Collect every line of the records below that contains the word "this".

---------- TASK MATERIAL

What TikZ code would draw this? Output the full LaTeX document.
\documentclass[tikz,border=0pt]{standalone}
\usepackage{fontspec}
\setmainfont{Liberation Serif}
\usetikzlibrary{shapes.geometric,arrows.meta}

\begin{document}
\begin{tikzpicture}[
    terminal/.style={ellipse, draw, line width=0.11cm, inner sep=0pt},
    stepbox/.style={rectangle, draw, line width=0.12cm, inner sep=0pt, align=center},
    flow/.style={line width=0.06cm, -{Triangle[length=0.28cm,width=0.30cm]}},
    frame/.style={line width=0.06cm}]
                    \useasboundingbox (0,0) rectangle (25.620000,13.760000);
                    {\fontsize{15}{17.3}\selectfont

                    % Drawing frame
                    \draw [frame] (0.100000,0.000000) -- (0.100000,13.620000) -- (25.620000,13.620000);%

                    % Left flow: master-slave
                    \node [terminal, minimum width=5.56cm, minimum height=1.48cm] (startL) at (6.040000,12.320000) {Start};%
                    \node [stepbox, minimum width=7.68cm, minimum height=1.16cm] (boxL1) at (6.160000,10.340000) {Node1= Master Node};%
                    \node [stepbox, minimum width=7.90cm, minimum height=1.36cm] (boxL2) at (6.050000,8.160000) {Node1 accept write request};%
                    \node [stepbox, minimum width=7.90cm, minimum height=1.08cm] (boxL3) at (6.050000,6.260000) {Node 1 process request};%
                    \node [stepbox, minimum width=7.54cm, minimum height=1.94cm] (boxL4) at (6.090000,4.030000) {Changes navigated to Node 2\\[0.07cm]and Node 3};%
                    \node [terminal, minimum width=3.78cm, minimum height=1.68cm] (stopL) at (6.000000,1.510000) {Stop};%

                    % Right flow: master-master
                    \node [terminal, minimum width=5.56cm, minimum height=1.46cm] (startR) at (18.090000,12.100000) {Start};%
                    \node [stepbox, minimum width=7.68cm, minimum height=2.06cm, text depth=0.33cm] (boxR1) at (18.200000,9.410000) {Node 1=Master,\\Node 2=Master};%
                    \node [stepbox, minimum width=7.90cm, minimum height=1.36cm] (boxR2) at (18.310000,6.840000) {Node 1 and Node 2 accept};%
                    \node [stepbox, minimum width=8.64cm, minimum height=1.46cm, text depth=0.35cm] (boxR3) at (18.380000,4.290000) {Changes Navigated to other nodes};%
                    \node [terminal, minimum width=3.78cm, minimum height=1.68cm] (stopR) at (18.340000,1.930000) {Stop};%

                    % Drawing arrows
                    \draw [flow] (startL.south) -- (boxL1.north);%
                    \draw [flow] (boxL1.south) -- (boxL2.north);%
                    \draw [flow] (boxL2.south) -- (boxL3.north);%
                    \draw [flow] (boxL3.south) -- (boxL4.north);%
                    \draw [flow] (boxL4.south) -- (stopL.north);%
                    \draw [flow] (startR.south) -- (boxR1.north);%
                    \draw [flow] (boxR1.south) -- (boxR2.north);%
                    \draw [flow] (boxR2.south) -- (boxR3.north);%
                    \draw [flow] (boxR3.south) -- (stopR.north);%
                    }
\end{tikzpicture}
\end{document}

--------------------
---------- TASK MATERIAL

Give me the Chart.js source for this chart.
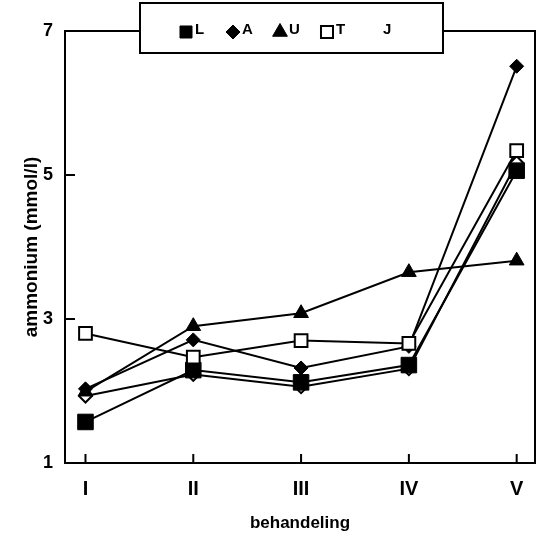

--------------------

### ANSWER FOR THE TASK
What TikZ code would draw this? Output the full LaTeX document.
Give me the Chart.js source for this chart.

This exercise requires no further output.